During a recent Arctic mission aboard USCG's Healy, researchers focused on a seawater sampling device.

Research marine technicians oversee operation of various oceanographic instruments and equipment at sea, including conductivity, temperature, and depth (CTD) instruments, which collect samples of sea water at various depths for laboratory analysis; multibeam swath sonar and echosounders for seafloor mapping; and seafloor coring instruments used to analyze long-term changes in the ocean.

For San Diego’s economy, the new award carries $1.37 million over three years to Scripps. In addition to the creation of a new technical manager position, the grant provides fresh support for high-value technical jobs that exist at Scripps, and will result in additional San Diego-area spending with the reorganization of the program's logistical support here from the east coast.

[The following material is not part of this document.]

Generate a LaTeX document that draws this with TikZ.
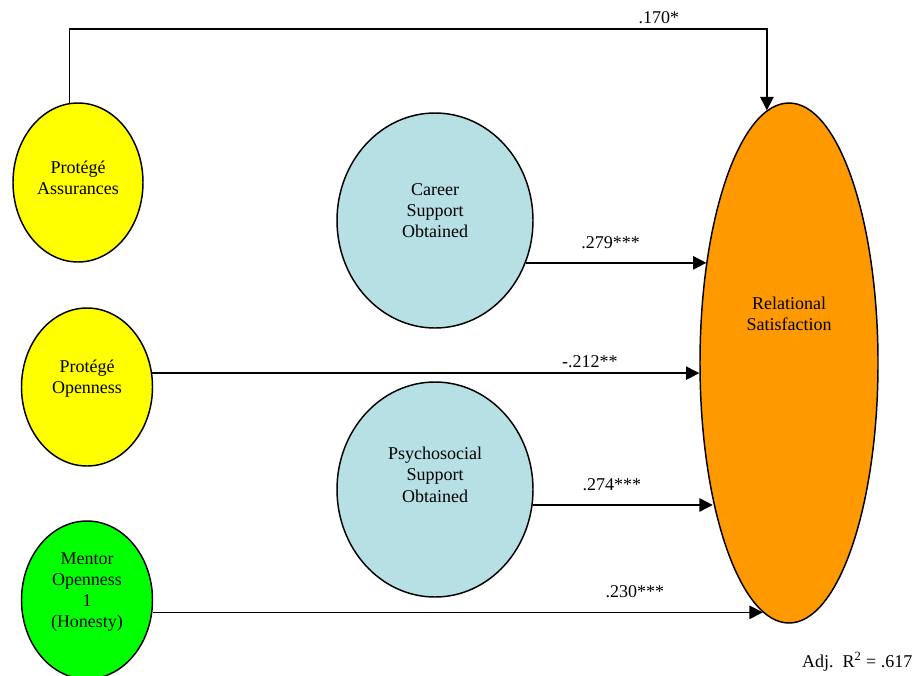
\documentclass[tikz,border=0pt]{standalone}
\usepackage{fontspec}
\setmainfont{Liberation Serif}
\usepackage{tikz}
\usetikzlibrary{arrows.meta,positioning,shapes.geometric,calc}
\definecolor{protyellow}{HTML}{FFFF00}
\definecolor{mentgreen}{HTML}{00FF00}
\definecolor{suppblue}{HTML}{B7E0E4}
\definecolor{satorange}{HTML}{FF9900}

\begin{document}
\begin{tikzpicture}[x=0.75pt,y=-0.75pt,font=\fontsize{13.5}{15.8}\selectfont,
  var/.style={ellipse,draw,line width=1.1pt,inner sep=0pt},
  txt/.style={align=center},
  arr/.style={line width=1.1pt,-{Triangle[length=10pt,width=10pt]}},
  coef/.style={above=7pt},
  coefnear/.style={above}]
  \useasboundingbox (0,0) rectangle (920,675);
  \clip (0,0) rectangle (920,675);
  % predictors
  \node[var,fill=protyellow,minimum width=97.5pt,minimum height=119.25pt,
    label={[txt,yshift=3.8pt]center:Protégé\\Assurances}] (assur) at (78,182.5) {};
  \node[var,fill=protyellow,minimum width=98.25pt,minimum height=118.5pt,
    label={[txt,yshift=6pt]center:Protégé\\Openness}] (open) at (87,387) {};
  \node[var,fill=mentgreen,minimum width=98.25pt,minimum height=118.5pt,
    label={[txt,yshift=6pt]center:Mentor\\Openness\\1\\(Honesty)}] (mentor) at (87,600) {};
  % support obtained
  \node[var,fill=suppblue,minimum width=147pt,minimum height=161.25pt,
    label={[txt,yshift=7.5pt]center:Career\\Support\\Obtained}] (career) at (435,220.5) {};
  \node[var,fill=suppblue,minimum width=147pt,minimum height=161.25pt,
    label={[txt,yshift=11pt]center:Psychosocial\\Support\\Obtained}] (psych) at (435,489.5) {};
  % outcome
  \node[var,fill=satorange,minimum width=133.5pt,minimum height=390pt,
    label={[txt,yshift=37pt]center:Relational\\Satisfaction}] (sat) at (789,363) {};
  % paths
  \coordinate (topline) at (0,29);
  \draw[arr] (assur.96.6) -- (assur.96.6 |- topline)
    -- node[coefnear,pos=0.845]{.170*} (sat.95.2 |- topline) -- (sat.95.2);
  \draw[arr] (career.335.5) -- node[coef,pos=0.47]{.279***} (career.335.5 -| sat.129.1);
  \draw[arr] (open.12.3) -- node[coefnear,pos=0.8]{-.212**} (open.12.3 -| sat.186.4);
  \draw[arr] (psych.351.8) -- node[coef,pos=0.44]{.274***} (psych.351.8 -| sat.241.8);
  \draw[arr] (mentor.east |- sat.264.8) -- node[coef,pos=0.79]{.230***} (sat.264.8);
  % fit
  \node[anchor=east] (adjr) at (917,662) {Adj.\ \ R\textsuperscript{2} = .617};
\end{tikzpicture}
\end{document}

Scripps’ STS group has been involved with Healy even before the vessel was launched in 1999. STS technicians were contracted by USCG to consult on the vessel’s scientific systems during its design and construction and have provided marine research technical support since then.

“This program builds on Scripps’ heritage of exporting technical expertise throughout the U.S. academic research fleet, so that the methods for improving efficiency and accuracy that we develop at Scripps can benefit the broader oceanographic community,” said Bruce Appelgate, associate director for Ship Operations and Marine Technical Support at Scripps. “Now more than ever, global policymakers are looking to scientists for accurate information about our polar environments. By partnering with the outstanding team at Oregon State, we strengthen our ability to insure that scientific observations performed in the Arctic Ocean will be of the highest possible quality.”

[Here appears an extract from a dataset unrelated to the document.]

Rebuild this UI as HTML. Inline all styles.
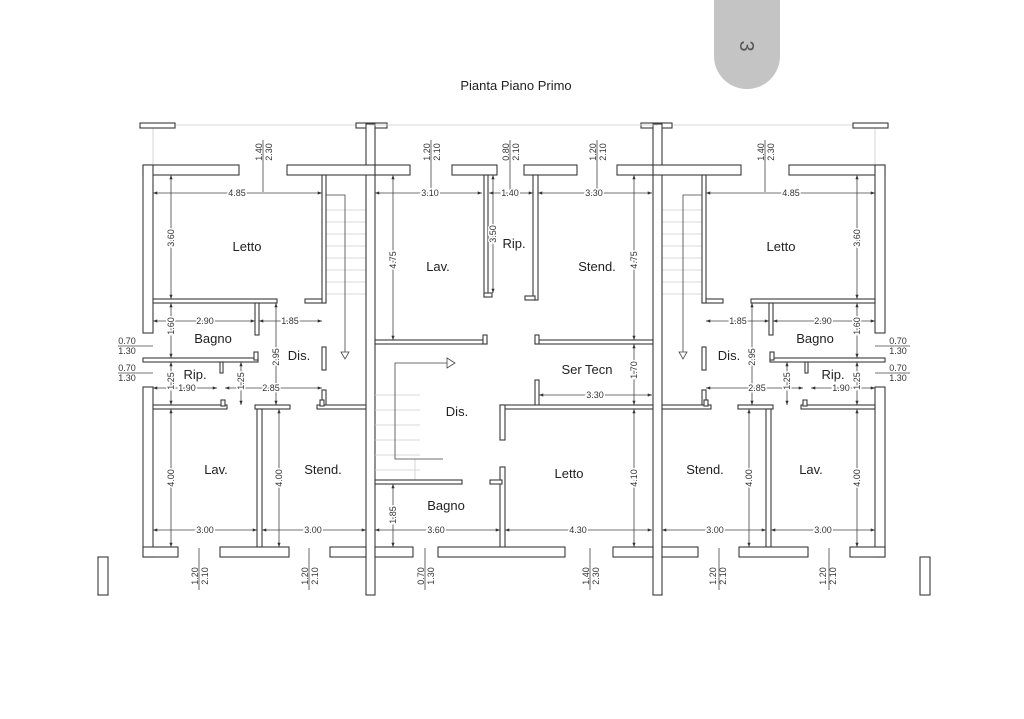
<!DOCTYPE html>
<html><head><meta charset="utf-8"><style>
html,body{margin:0;padding:0;background:#fff;}
svg{display:block;}
.w{fill:#fff;stroke:#3a3a3a;stroke-width:1.1;}
.d{stroke:#444;stroke-width:0.8;fill:none;}
.f{stroke:#ccc;stroke-width:0.8;fill:none;}
.t{font-family:"Liberation Sans",sans-serif;font-size:9px;fill:#333;stroke:#fff;stroke-width:3px;paint-order:stroke;}
.r{font-family:"Liberation Sans",sans-serif;font-size:13px;fill:#222;}
</style></head><body>
<svg width="1024" height="719" viewBox="0 0 1024 719" xmlns="http://www.w3.org/2000/svg">
<defs>
<marker id="a" viewBox="0 0 8 6" refX="8" refY="3" markerWidth="6" markerHeight="4" orient="auto-start-reverse"><path d="M0 0L8 3L0 6z" fill="#333"/></marker>
<g id="L">
<line class="f" x1="140" y1="125" x2="370" y2="125"/>
<line class="f" x1="153" y1="128" x2="153" y2="165"/>
<g class="f">
<line x1="326" y1="210" x2="366" y2="210"/><line x1="326" y1="222" x2="366" y2="222"/><line x1="326" y1="234" x2="366" y2="234"/><line x1="326" y1="246" x2="366" y2="246"/><line x1="326" y1="258" x2="366" y2="258"/><line x1="326" y1="270" x2="366" y2="270"/><line x1="326" y1="282" x2="366" y2="282"/><line x1="326" y1="294" x2="366" y2="294"/>
</g>
<polyline class="d" points="326,195 345,195 345,352"/>
<path d="M341 352L349 352L345 359z" fill="#fff" stroke="#444" stroke-width="0.8"/>
<rect class="w" x="140" y="123" width="35" height="5"/>
<rect class="w" x="356" y="123" width="31" height="5"/>
<rect class="w" x="366" y="124" width="9" height="471"/>
<rect class="w" x="143" y="165" width="96" height="10"/>
<rect class="w" x="287" y="165" width="88" height="10"/>
<rect class="w" x="143" y="165" width="10" height="168"/>
<rect class="w" x="143" y="387" width="10" height="170"/>
<rect class="w" x="153" y="299" width="124" height="4"/>
<rect class="w" x="305" y="299" width="21" height="4"/>
<rect class="w" x="322" y="175" width="4" height="128"/>
<rect class="w" x="322" y="347" width="4" height="23"/>
<rect class="w" x="322" y="390" width="4" height="17"/>
<rect class="w" x="255" y="303" width="4" height="32"/>
<rect class="w" x="143" y="358" width="115" height="4"/>
<rect class="w" x="254" y="352" width="4" height="8"/>
<rect class="w" x="220" y="362" width="3" height="11"/>
<rect class="w" x="153" y="405" width="74" height="4"/>
<rect class="w" x="221" y="400" width="4" height="6"/>
<rect class="w" x="255" y="405" width="35" height="4"/>
<rect class="w" x="317" y="405" width="49" height="4"/>
<rect class="w" x="320" y="400" width="4" height="6"/>
<rect class="w" x="257" y="409" width="5" height="138"/>
<rect class="w" x="143" y="547" width="35" height="10"/>
<rect class="w" x="220" y="547" width="69" height="10"/>
<rect class="w" x="330" y="547" width="36" height="10"/>
<rect class="w" x="98" y="557" width="10" height="38"/>
<line class="d" x1="118" y1="346" x2="153" y2="346"/>
<line class="d" x1="118" y1="373" x2="153" y2="373"/>
<g class="d" marker-start="url(#a)" marker-end="url(#a)">
<line x1="153" y1="193" x2="322" y2="193" marker-start="url(#a)" marker-end="url(#a)"/>
<line x1="171" y1="175" x2="171" y2="299" marker-start="url(#a)" marker-end="url(#a)"/>
<line x1="153" y1="321" x2="255" y2="321" marker-start="url(#a)" marker-end="url(#a)"/>
<line x1="259" y1="321" x2="322" y2="321" marker-start="url(#a)" marker-end="url(#a)"/>
<line x1="171" y1="303" x2="171" y2="358" marker-start="url(#a)" marker-end="url(#a)"/>
<line x1="276" y1="303" x2="276" y2="405" marker-start="url(#a)" marker-end="url(#a)"/>
<line x1="171" y1="362" x2="171" y2="405" marker-start="url(#a)" marker-end="url(#a)"/>
<line x1="241" y1="362" x2="241" y2="405" marker-start="url(#a)" marker-end="url(#a)"/>
<line x1="153" y1="388" x2="217" y2="388" marker-start="url(#a)" marker-end="url(#a)"/>
<line x1="225" y1="388" x2="322" y2="388" marker-start="url(#a)" marker-end="url(#a)"/>
<line x1="171" y1="409" x2="171" y2="547" marker-start="url(#a)" marker-end="url(#a)"/>
<line x1="279" y1="409" x2="279" y2="547" marker-start="url(#a)" marker-end="url(#a)"/>
<line x1="153" y1="530" x2="257" y2="530" marker-start="url(#a)" marker-end="url(#a)"/>
<line x1="262" y1="530" x2="366" y2="530" marker-start="url(#a)" marker-end="url(#a)"/>
</g>
<line class="d" x1="263" y1="140" x2="263" y2="192"/>
<line class="d" x1="199" y1="548" x2="199" y2="590"/>
<line class="d" x1="309" y1="548" x2="309" y2="590"/>
</g>
</defs>

<path d="M714 0H780V56A33 33 0 0 1 714 56Z" fill="#c4c4c4"/>
<text class="r" style="font-size:20px;fill:#555" transform="translate(740,46) rotate(90)" text-anchor="middle">3</text>
<text class="r" x="516" y="90" text-anchor="middle">Pianta Piano Primo</text>

<use href="#L"/>
<use href="#L" transform="translate(1028,0) scale(-1,1)"/>

<!-- central -->
<line class="f" x1="370" y1="125" x2="658" y2="125"/>
<g class="f">
<line x1="375" y1="395" x2="420" y2="395"/><line x1="375" y1="410" x2="420" y2="410"/><line x1="375" y1="425" x2="420" y2="425"/><line x1="375" y1="440" x2="420" y2="440"/><line x1="375" y1="455" x2="420" y2="455"/><line x1="375" y1="470" x2="420" y2="470"/><line x1="415" y1="459" x2="415" y2="480"/>
</g>
<polyline class="d" points="447,363 395,363 395,459 443,459"/>
<path d="M447 358L455 363L447 368z" fill="#fff" stroke="#444" stroke-width="0.8"/>
<rect class="w" x="375" y="165" width="35" height="10"/>
<rect class="w" x="452" y="165" width="45" height="10"/>
<rect class="w" x="524" y="165" width="53" height="10"/>
<rect class="w" x="617" y="165" width="36" height="10"/>
<rect class="w" x="484" y="175" width="4" height="122"/>
<rect class="w" x="484" y="293" width="8" height="4"/>
<rect class="w" x="533" y="175" width="5" height="125"/>
<rect class="w" x="525" y="296" width="10" height="4"/>
<rect class="w" x="375" y="340" width="112" height="4"/>
<rect class="w" x="483" y="335" width="4" height="9"/>
<rect class="w" x="535" y="340" width="118" height="4"/>
<rect class="w" x="535" y="335" width="4" height="9"/>
<rect class="w" x="535" y="380" width="4" height="27"/>
<rect class="w" x="500" y="405" width="153" height="4"/>
<rect class="w" x="500" y="405" width="5" height="35"/>
<rect class="w" x="500" y="467" width="5" height="81"/>
<rect class="w" x="375" y="480" width="87" height="4"/>
<rect class="w" x="490" y="480" width="12" height="4"/>
<rect class="w" x="375" y="547" width="38" height="10"/>
<rect class="w" x="438" y="547" width="127" height="10"/>
<rect class="w" x="613" y="547" width="40" height="10"/>
<g class="d">
<line x1="375" y1="193" x2="482" y2="193" marker-start="url(#a)" marker-end="url(#a)"/>
<line x1="489" y1="193" x2="533" y2="193" marker-start="url(#a)" marker-end="url(#a)"/>
<line x1="538" y1="193" x2="652" y2="193" marker-start="url(#a)" marker-end="url(#a)"/>
<line x1="393" y1="175" x2="393" y2="340" marker-start="url(#a)" marker-end="url(#a)"/>
<line x1="634" y1="175" x2="634" y2="340" marker-start="url(#a)" marker-end="url(#a)"/>
<line x1="493" y1="175" x2="493" y2="293" marker-start="url(#a)" marker-end="url(#a)"/>
<line x1="634" y1="344" x2="634" y2="405" marker-start="url(#a)" marker-end="url(#a)"/>
<line x1="539" y1="395" x2="652" y2="395" marker-start="url(#a)" marker-end="url(#a)"/>
<line x1="634" y1="409" x2="634" y2="547" marker-start="url(#a)" marker-end="url(#a)"/>
<line x1="393" y1="484" x2="393" y2="547" marker-start="url(#a)" marker-end="url(#a)"/>
<line x1="375" y1="530" x2="500" y2="530" marker-start="url(#a)" marker-end="url(#a)"/>
<line x1="505" y1="530" x2="652" y2="530" marker-start="url(#a)" marker-end="url(#a)"/>
<line x1="431" y1="140" x2="431" y2="192"/>
<line x1="510" y1="140" x2="510" y2="192"/>
<line x1="597" y1="140" x2="597" y2="192"/>
<line x1="425" y1="548" x2="425" y2="590"/>
<line x1="590" y1="548" x2="590" y2="590"/>
</g>

<!-- room labels -->
<text class="r" x="247" y="251" text-anchor="middle">Letto</text>
<text class="r" x="213" y="343" text-anchor="middle">Bagno</text>
<text class="r" x="195" y="379" text-anchor="middle">Rip.</text>
<text class="r" x="299" y="360" text-anchor="middle">Dis.</text>
<text class="r" x="216" y="474" text-anchor="middle">Lav.</text>
<text class="r" x="323" y="474" text-anchor="middle">Stend.</text>
<text class="r" x="781" y="251" text-anchor="middle">Letto</text>
<text class="r" x="815" y="343" text-anchor="middle">Bagno</text>
<text class="r" x="833" y="379" text-anchor="middle">Rip.</text>
<text class="r" x="729" y="360" text-anchor="middle">Dis.</text>
<text class="r" x="811" y="474" text-anchor="middle">Lav.</text>
<text class="r" x="705" y="474" text-anchor="middle">Stend.</text>
<text class="r" x="438" y="271" text-anchor="middle">Lav.</text>
<text class="r" x="514" y="248" text-anchor="middle">Rip.</text>
<text class="r" x="597" y="271" text-anchor="middle">Stend.</text>
<text class="r" x="587" y="374" text-anchor="middle">Ser Tecn</text>
<text class="r" x="457" y="416" text-anchor="middle">Dis.</text>
<text class="r" x="569" y="478" text-anchor="middle">Letto</text>
<text class="r" x="446" y="510" text-anchor="middle">Bagno</text>

<!-- horizontal dims -->
<g class="t" text-anchor="middle">
<text x="237" y="196">4.85</text><text x="205" y="324">2.90</text><text x="290" y="324">1.85</text>
<text x="187" y="391">1.90</text><text x="271" y="391">2.85</text>
<text x="205" y="533">3.00</text><text x="313" y="533">3.00</text>
<text x="791" y="196">4.85</text><text x="823" y="324">2.90</text><text x="738" y="324">1.85</text>
<text x="841" y="391">1.90</text><text x="757" y="391">2.85</text>
<text x="823" y="533">3.00</text><text x="715" y="533">3.00</text>
<text x="430" y="196">3.10</text><text x="510" y="196">1.40</text><text x="594" y="196">3.30</text>
<text x="595" y="398">3.30</text><text x="436" y="533">3.60</text><text x="578" y="533">4.30</text>
</g>
<g style="font-family:'Liberation Sans',sans-serif;font-size:9px;fill:#333" text-anchor="middle">
<text x="127" y="344">0.70</text><text x="127" y="354">1.30</text>
<text x="127" y="371">0.70</text><text x="127" y="381">1.30</text>
<text x="898" y="344">0.70</text><text x="898" y="354">1.30</text>
<text x="898" y="371">0.70</text><text x="898" y="381">1.30</text>
</g>
<!-- vertical dims -->
<g class="t" text-anchor="middle">
<text transform="translate(174,238) rotate(-90)">3.60</text>
<text transform="translate(174,326) rotate(-90)">1.60</text>
<text transform="translate(279,357) rotate(-90)">2.95</text>
<text transform="translate(174,381) rotate(-90)">1.25</text>
<text transform="translate(244,381) rotate(-90)">1.25</text>
<text transform="translate(174,478) rotate(-90)">4.00</text>
<text transform="translate(282,478) rotate(-90)">4.00</text>
<text transform="translate(860,238) rotate(-90)">3.60</text>
<text transform="translate(860,326) rotate(-90)">1.60</text>
<text transform="translate(755,357) rotate(-90)">2.95</text>
<text transform="translate(860,381) rotate(-90)">1.25</text>
<text transform="translate(790,381) rotate(-90)">1.25</text>
<text transform="translate(860,478) rotate(-90)">4.00</text>
<text transform="translate(752,478) rotate(-90)">4.00</text>
<text transform="translate(396,260) rotate(-90)">4.75</text>
<text transform="translate(637,260) rotate(-90)">4.75</text>
<text transform="translate(496,234) rotate(-90)">3.50</text>
<text transform="translate(637,370) rotate(-90)">1.70</text>
<text transform="translate(637,478) rotate(-90)">4.10</text>
<text transform="translate(396,515) rotate(-90)">1.85</text>
</g>
<!-- door labels -->
<g style="font-family:'Liberation Sans',sans-serif;font-size:9px;fill:#333" text-anchor="middle">
<text transform="translate(262,152) rotate(-90)">1.40</text><text transform="translate(272,152) rotate(-90)">2.30</text>
<text transform="translate(430,152) rotate(-90)">1.20</text><text transform="translate(440,152) rotate(-90)">2.10</text>
<text transform="translate(509,152) rotate(-90)">0.80</text><text transform="translate(519,152) rotate(-90)">2.10</text>
<text transform="translate(596,152) rotate(-90)">1.20</text><text transform="translate(606,152) rotate(-90)">2.10</text>
<text transform="translate(764,152) rotate(-90)">1.40</text><text transform="translate(774,152) rotate(-90)">2.30</text>
<text transform="translate(198,576) rotate(-90)">1.20</text><text transform="translate(208,576) rotate(-90)">2.10</text>
<text transform="translate(308,576) rotate(-90)">1.20</text><text transform="translate(318,576) rotate(-90)">2.10</text>
<text transform="translate(424,576) rotate(-90)">0.70</text><text transform="translate(434,576) rotate(-90)">1.30</text>
<text transform="translate(589,576) rotate(-90)">1.40</text><text transform="translate(599,576) rotate(-90)">2.30</text>
<text transform="translate(716,576) rotate(-90)">1.20</text><text transform="translate(726,576) rotate(-90)">2.10</text>
<text transform="translate(826,576) rotate(-90)">1.20</text><text transform="translate(836,576) rotate(-90)">2.10</text>
</g>
</svg>
</body></html>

A conductivity, temperature and depth (CTD) seawater sampling instrument is deployed off Healy in July 2011.

The grant also represents a model for improving the quality of scientific support within current federal science budgets, which have tightened in recent years. Marine technicians have typically worked aboard their own institutional research vessels. The new program combines the existing strengths of two leading oceanographic institutions to support polar research aboard USCG vessels as well, enabling instant, cost-effective access to experienced technicians.

“By working early on and directly with the scientists who will sail on the U.S. Coast Guard icebreakers, marine research technicians’ cruise support can be focused closely on the science goals of the expedition,” said Jim Swift, a research oceanographer at Scripps. “This will provide strong science support services on the icebreakers while being efficient and cost effective. Scripps also has a long history of working with the Arctic Icebreaker Coordinating Committee—the scientific oversight body for science on U.S. Arctic icebreakers—and this has provided insight on fruitful approaches we can take regarding at-sea science support.”

Beyond science support, students participate on many Arctic research cruises and marine technicians often demonstrate, educate, and train students in the use of technology at sea.

“Most of our technicians have worked off Alaska, in the Bering Sea, and other extreme environments,” said Daryl Swensen, superintendent of OSU’s Marine Technician Group, “so it should be familiar in many ways. But it will be exciting to be a part of this polar research program.”

An NSF grant will create a new program to train science support technicians aboard U.S. Coast Guard icebreaking research vessels such as Healy, depicted here in the Arctic Ocean north of the Chukchi Sea and Alaska in July 2011. (Optics-package)

Scripps and OSU are each strongly committed to improving the scientific capabilities of all the vessels in the U.S. academic research fleet. Both groups work closely with partners within the University-National Oceanographic Laboratory System (UNOLS), an organization of 61 U.S. academic institutions and national laboratories that collaborate on resources that support oceanographic research. There are currently 21 ships in the U.S. research fleet operated by institutions around the country. Oregon State operates R/V Wecoma, while Scripps operates R/Vs Roger Revelle, Melville, New Horizon, and Robert Gordon Sproul. Scripps also operates the research platform FLIP.

Last year, the U.S. Office of Naval Research selected Scripps as the operator of a new Ocean Class scientific research vessel, which is currently being designed with input from Scripps oceanographers. The U.S. Navy is providing more than $88 million to construct the vessel, which is anticipated to be ready for Scripps to operate by 2015.